→ To do: Every line from the top of the records through the line containing "cliponaxis=False, showlegend=False))" should be retyped exactly; the pictures should not.
== Input material ==
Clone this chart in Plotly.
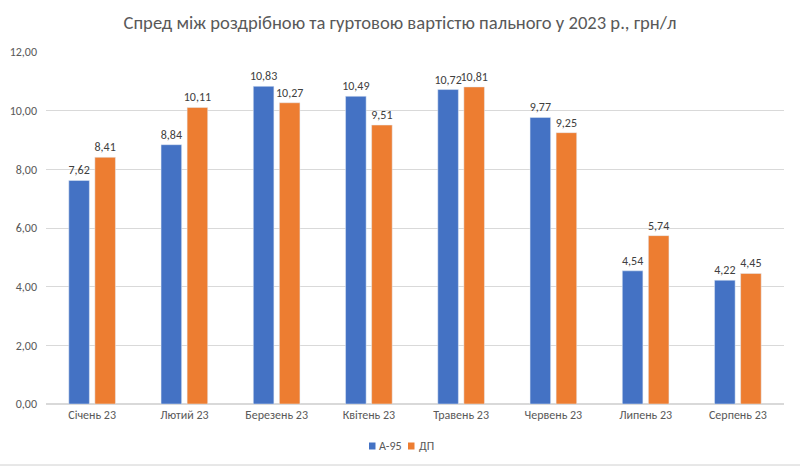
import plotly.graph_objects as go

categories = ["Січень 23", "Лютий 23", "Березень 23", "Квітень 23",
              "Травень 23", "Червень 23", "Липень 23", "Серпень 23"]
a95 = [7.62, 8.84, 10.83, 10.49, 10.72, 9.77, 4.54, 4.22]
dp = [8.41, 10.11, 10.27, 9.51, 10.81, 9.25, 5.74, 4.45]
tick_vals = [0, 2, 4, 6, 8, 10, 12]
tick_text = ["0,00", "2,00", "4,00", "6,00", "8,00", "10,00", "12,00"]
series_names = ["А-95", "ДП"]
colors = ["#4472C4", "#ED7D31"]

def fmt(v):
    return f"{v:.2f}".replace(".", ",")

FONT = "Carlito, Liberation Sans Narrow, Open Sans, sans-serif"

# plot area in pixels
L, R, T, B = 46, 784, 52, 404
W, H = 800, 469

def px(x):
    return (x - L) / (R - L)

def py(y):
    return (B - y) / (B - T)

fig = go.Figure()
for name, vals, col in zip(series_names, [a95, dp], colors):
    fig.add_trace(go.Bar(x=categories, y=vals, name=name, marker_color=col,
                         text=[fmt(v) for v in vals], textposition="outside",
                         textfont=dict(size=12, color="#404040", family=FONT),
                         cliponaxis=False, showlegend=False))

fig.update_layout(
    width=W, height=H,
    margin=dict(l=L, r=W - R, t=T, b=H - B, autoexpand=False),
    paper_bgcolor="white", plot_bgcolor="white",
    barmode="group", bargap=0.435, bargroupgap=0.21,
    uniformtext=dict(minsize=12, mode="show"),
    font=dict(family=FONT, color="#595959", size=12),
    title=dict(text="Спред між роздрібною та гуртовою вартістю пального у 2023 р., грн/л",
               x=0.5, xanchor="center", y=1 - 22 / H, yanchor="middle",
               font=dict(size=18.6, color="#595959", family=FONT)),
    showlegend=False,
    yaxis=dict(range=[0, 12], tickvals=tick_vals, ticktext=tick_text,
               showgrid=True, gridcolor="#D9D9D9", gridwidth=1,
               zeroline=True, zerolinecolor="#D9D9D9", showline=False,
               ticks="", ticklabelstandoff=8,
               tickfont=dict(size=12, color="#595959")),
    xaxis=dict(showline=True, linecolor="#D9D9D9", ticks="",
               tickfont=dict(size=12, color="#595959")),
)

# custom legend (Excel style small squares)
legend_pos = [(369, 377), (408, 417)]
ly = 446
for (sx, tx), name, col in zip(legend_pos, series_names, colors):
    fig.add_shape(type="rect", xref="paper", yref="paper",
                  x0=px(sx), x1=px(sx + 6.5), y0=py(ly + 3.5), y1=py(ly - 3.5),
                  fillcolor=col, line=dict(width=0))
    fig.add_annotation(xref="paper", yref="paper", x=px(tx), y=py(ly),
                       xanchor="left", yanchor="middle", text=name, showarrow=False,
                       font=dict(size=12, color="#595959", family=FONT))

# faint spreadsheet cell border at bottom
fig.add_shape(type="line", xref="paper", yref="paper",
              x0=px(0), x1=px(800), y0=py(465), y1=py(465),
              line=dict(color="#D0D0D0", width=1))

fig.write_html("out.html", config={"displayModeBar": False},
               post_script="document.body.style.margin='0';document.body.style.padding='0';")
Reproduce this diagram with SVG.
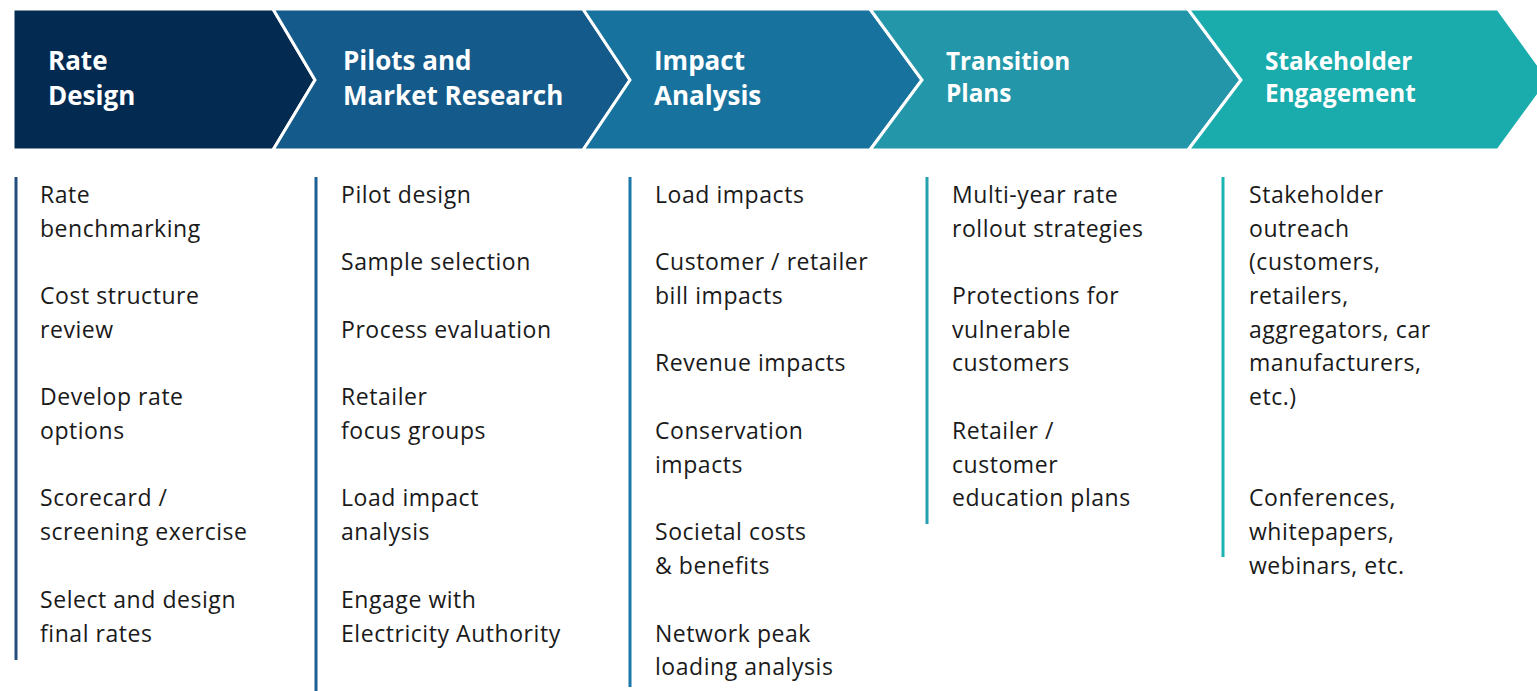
===
→ Output of the task:
Clone this chart in Plotly.
import plotly.graph_objects as go

categories = ["Січень 23", "Лютий 23", "Березень 23", "Квітень 23",
              "Травень 23", "Червень 23", "Липень 23", "Серпень 23"]
a95 = [7.62, 8.84, 10.83, 10.49, 10.72, 9.77, 4.54, 4.22]
dp = [8.41, 10.11, 10.27, 9.51, 10.81, 9.25, 5.74, 4.45]
tick_vals = [0, 2, 4, 6, 8, 10, 12]
tick_text = ["0,00", "2,00", "4,00", "6,00", "8,00", "10,00", "12,00"]
series_names = ["А-95", "ДП"]
colors = ["#4472C4", "#ED7D31"]

def fmt(v):
    return f"{v:.2f}".replace(".", ",")

FONT = "Carlito, Liberation Sans Narrow, Open Sans, sans-serif"

# plot area in pixels
L, R, T, B = 46, 784, 52, 404
W, H = 800, 469

def px(x):
    return (x - L) / (R - L)

def py(y):
    return (B - y) / (B - T)

fig = go.Figure()
for name, vals, col in zip(series_names, [a95, dp], colors):
    fig.add_trace(go.Bar(x=categories, y=vals, name=name, marker_color=col,
                         text=[fmt(v) for v in vals], textposition="outside",
                         textfont=dict(size=12, color="#404040", family=FONT),
                         cliponaxis=False, showlegend=False))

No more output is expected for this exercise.